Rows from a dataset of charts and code

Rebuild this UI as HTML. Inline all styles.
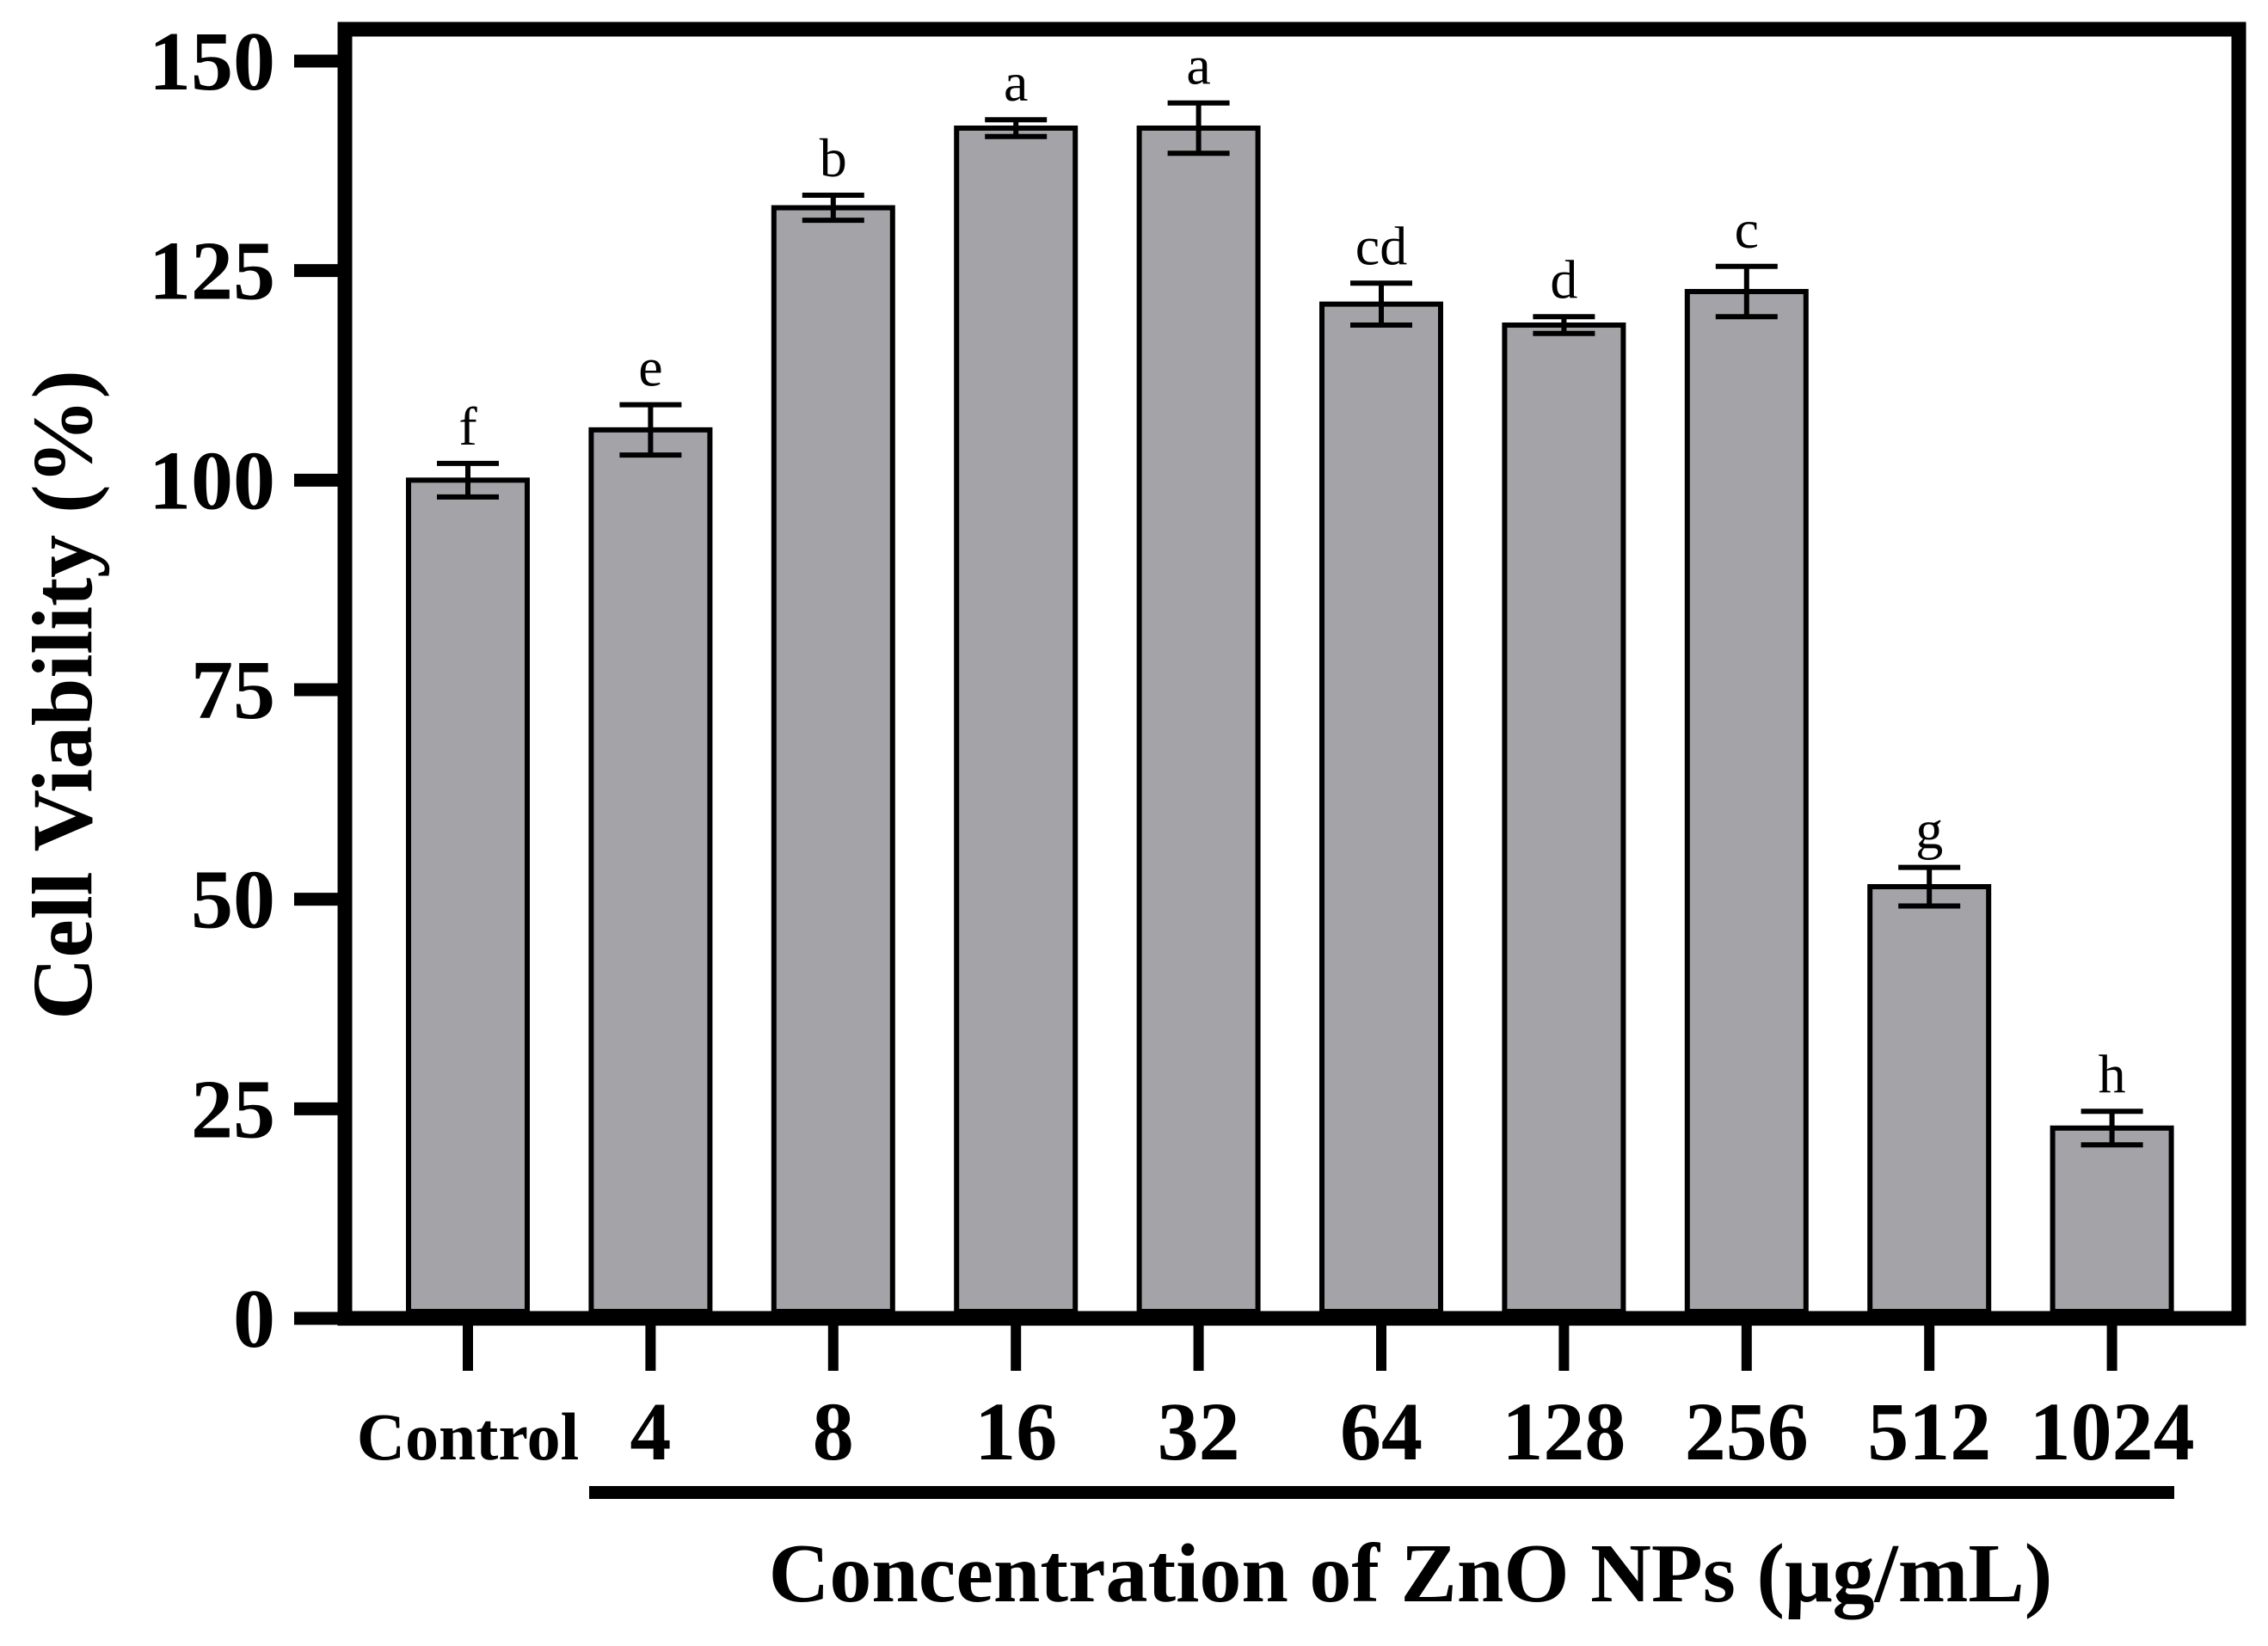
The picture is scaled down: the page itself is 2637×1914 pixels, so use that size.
<!DOCTYPE html>
<html><head><meta charset="utf-8"><style>
html,body{margin:0;padding:0;background:#fff;}
svg{display:block;font-family:"Liberation Serif",serif;}
</style></head><body>
<svg id="chart" width="2637" height="1914" viewBox="0 0 2637 1914" xmlns="http://www.w3.org/2000/svg">
<g id="marks"></g>
<g id="axes"></g>
<text x="0" y="0" transform="translate(106,808) rotate(-90)" text-anchor="middle" font-weight="bold" font-size="100">Cell Viability (%)</text>
<text x="1640" y="1862" text-anchor="middle" font-weight="bold" font-size="98">Concentration of ZnO NPs (μg/mL)</text>
<rect x="685" y="1728" width="1843" height="15" fill="#000"/>
</svg>
<script>
const categories = ["Control","4","8","16","32","64","128","256","512","1024"];
const values = [100, 106, 132.5, 142, 142, 121, 118.5, 122.5, 51.5, 22.7];
const errors = [2, 3, 1.5, 1, 3, 2.5, 1, 3, 2.3, 2];
const letters = ["f","e","b","a","a","cd","d","c","g","h"];
const yTicks = [0, 25, 50, 75, 100, 125, 150];

const NS = "http://www.w3.org/2000/svg";
const y0 = 1533, yTop = 71, vMax = 150;
function yScale(v){ return y0 - (y0 - yTop) * v / vMax; }
function xScale(i){ return 544 + i * 212.4; }
const barW = 138;
const marks = document.getElementById('marks');
const axes = document.getElementById('axes');
function mk(tag, attrs, parent){
  const e = document.createElementNS(NS, tag);
  for (const k in attrs) e.setAttribute(k, attrs[k]);
  parent.appendChild(e);
  return e;
}
categories.forEach((c, i) => {
  const cx = xScale(i), top = yScale(values[i]);
  const bar = mk('rect', {x: cx - barW/2, y: top, width: barW, height: y0 - 8 - top, fill: '#a4a4a8', stroke: '#000', 'stroke-width': 6}, marks);
  
  
  const eh = yScale(values[i] + errors[i]), el = yScale(values[i] - errors[i]);
  const g = mk('g', {stroke: '#000', 'stroke-width': 6}, marks);
  
  
  mk('line', {x1: cx, x2: cx, y1: eh, y2: el}, g);
  mk('line', {x1: cx - 36, x2: cx + 36, y1: eh, y2: eh}, g);
  mk('line', {x1: cx - 36, x2: cx + 36, y1: el, y2: el}, g);
  const t = mk('text', {x: cx, y: eh - 22, 'text-anchor': 'middle', 'font-size': 64}, marks);
  t.textContent = letters[i];
  
  
  const tk = mk('line', {x1: cx, x2: cx, y1: y0, y2: 1594, stroke: '#000', 'stroke-width': 12}, axes);
  
  
  const lb = mk('text', {x: cx, y: 1697, 'text-anchor': 'middle', 'font-weight': 'bold', 'font-size': i === 0 ? 78 : 96}, axes);
  lb.textContent = c;
  
  
});
yTicks.forEach(v => {
  const y = yScale(v);
  const tk = mk('line', {x1: 342, x2: 401, y1: y, y2: y, stroke: '#000', 'stroke-width': 15}, axes);
  
  
  const lb = mk('text', {x: 320, y: y + 33, 'text-anchor': 'end', 'font-weight': 'bold', 'font-size': 98}, axes);
  lb.textContent = String(v);
  
  
});
const frame = mk('rect', {x: 401, y: 34, width: 2202, height: y0 - 34, fill: 'none', stroke: '#000', 'stroke-width': 17}, axes);


</script>
</body></html>
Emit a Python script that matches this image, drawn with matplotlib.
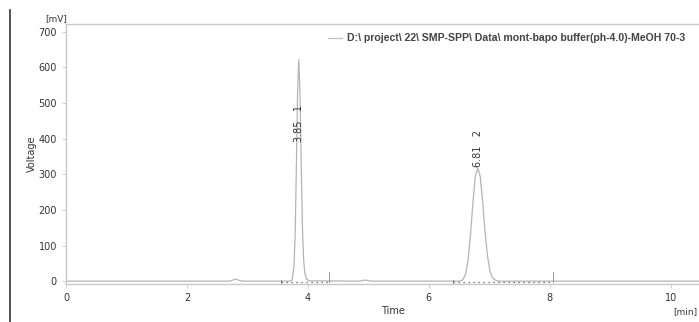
import matplotlib
matplotlib.use('agg')
import matplotlib.pyplot as plt
from matplotlib.lines import Line2D

# trace (time in min, signal in mV)
trace_t = [0.0, 2.70, 2.76, 2.80, 2.85, 2.92,
           3.70, 3.74, 3.77, 3.79, 3.81, 3.83, 3.85, 3.87, 3.89, 3.91, 3.93, 3.95, 3.98, 4.02,
           4.85, 4.95, 5.05,
           6.50, 6.56, 6.61, 6.65, 6.69, 6.73, 6.77, 6.81, 6.85, 6.89, 6.93, 6.97, 7.01, 7.05, 7.10, 7.16,
           10.8]
trace_v = [0, 0, 3, 6, 3, 0,
           0, 3, 40, 130, 320, 530, 622, 530, 330, 155, 62, 22, 6, 1,
           0, 3, 0,
           0, 3, 20, 60, 130, 220, 295, 318, 295, 225, 140, 72, 30, 10, 3, 0,
           0]

peak_rt = [3.85, 6.81]
peak_no = [1, 2]
peak_label_y = [442, 372]
base_start = [3.55, 6.40]
base_end = [4.35, 8.05]

# the file name is cut by the right edge of the screenshot
legend_text = r'D:\ project\ 22\ SMP-SPP\ Data\ mont-bapo buffer(ph-4.0)-MeOH 70-3'

fig = plt.figure(figsize=(6.99, 3.22), dpi=100)
ax = fig.add_axes([66 / 699, 38 / 322, 653 / 699, 260 / 322])

grey = '#c8c8c8'
ax.plot(trace_t, trace_v, color='#b4b4b4', lw=0.9)

# integration baselines
for s, e in zip(base_start, base_end):
    ax.plot([s, e], [-3, -3], color='#555555', lw=0.9, ls=(0, (1, 3)))
    ax.plot([s, s], [-6, 3], color='#777777', lw=0.6)
    ax.plot([e, e], [-3, 25], color='#999999', lw=0.7)

# peak labels
for rt, n, y in zip(peak_rt, peak_no, peak_label_y):
    ax.text(rt, y, f'{rt:.2f}   {n}', rotation=90, ha='center', va='center',
            fontsize=7, color='#333333')

ax.set_xlim(0, 10.8)
ax.set_ylim(-8, 722)
ax.set_xticks([0, 2, 4, 6, 8, 10])
ax.set_yticks([0, 100, 200, 300, 400, 500, 600, 700])
ax.tick_params(labelsize=7, colors='#333333', length=3, width=0.6)
ax.tick_params(axis='both', color=grey)
for sp in ax.spines.values():
    sp.set_color(grey)
    sp.set_linewidth(1.0)
ax.spines['right'].set_visible(False)

ax.set_xlabel('Time', fontsize=7, color='#333333', labelpad=2)
ax.set_ylabel('Voltage', fontsize=7, color='#333333', labelpad=1)

fig.text(45 / 699, 1 - 19 / 322, '[mV]', fontsize=6.5, color='#333333', va='center')
fig.text(697 / 699, 1 - 312 / 322, '[min]', fontsize=6.5, color='#333333', va='center', ha='right')

# legend entry
leg_y = 1 - 38 / 322
fig.add_artist(Line2D([328 / 699, 342 / 699], [leg_y, leg_y], color='#c0c0c0', lw=0.9))
fig.text(347 / 699, leg_y, legend_text, fontsize=7.6, family='Liberation Sans',
         fontweight='bold', color='#444444', va='center')

# dark border on the left of the screenshot
fig.add_artist(Line2D([10 / 699, 10 / 699], [0, 1 - 10 / 322], color='#333333', lw=1.2))

fig.savefig('out.png', dpi=100)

◆ Challenge
Without the pictures, write out the lines from the beginning of the entries through the line with "const yTicks = [0, 25, 50, 75, 100, 125, 150];".

◆ Response to the exercise
Rebuild this UI as HTML. Inline all styles.
The picture is scaled down: the page itself is 2637×1914 pixels, so use that size.
<!DOCTYPE html>
<html><head><meta charset="utf-8"><style>
html,body{margin:0;padding:0;background:#fff;}
svg{display:block;font-family:"Liberation Serif",serif;}
</style></head><body>
<svg id="chart" width="2637" height="1914" viewBox="0 0 2637 1914" xmlns="http://www.w3.org/2000/svg">
<g id="marks"></g>
<g id="axes"></g>
<text x="0" y="0" transform="translate(106,808) rotate(-90)" text-anchor="middle" font-weight="bold" font-size="100">Cell Viability (%)</text>
<text x="1640" y="1862" text-anchor="middle" font-weight="bold" font-size="98">Concentration of ZnO NPs (μg/mL)</text>
<rect x="685" y="1728" width="1843" height="15" fill="#000"/>
</svg>
<script>
const categories = ["Control","4","8","16","32","64","128","256","512","1024"];
const values = [100, 106, 132.5, 142, 142, 121, 118.5, 122.5, 51.5, 22.7];
const errors = [2, 3, 1.5, 1, 3, 2.5, 1, 3, 2.3, 2];
const letters = ["f","e","b","a","a","cd","d","c","g","h"];
const yTicks = [0, 25, 50, 75, 100, 125, 150];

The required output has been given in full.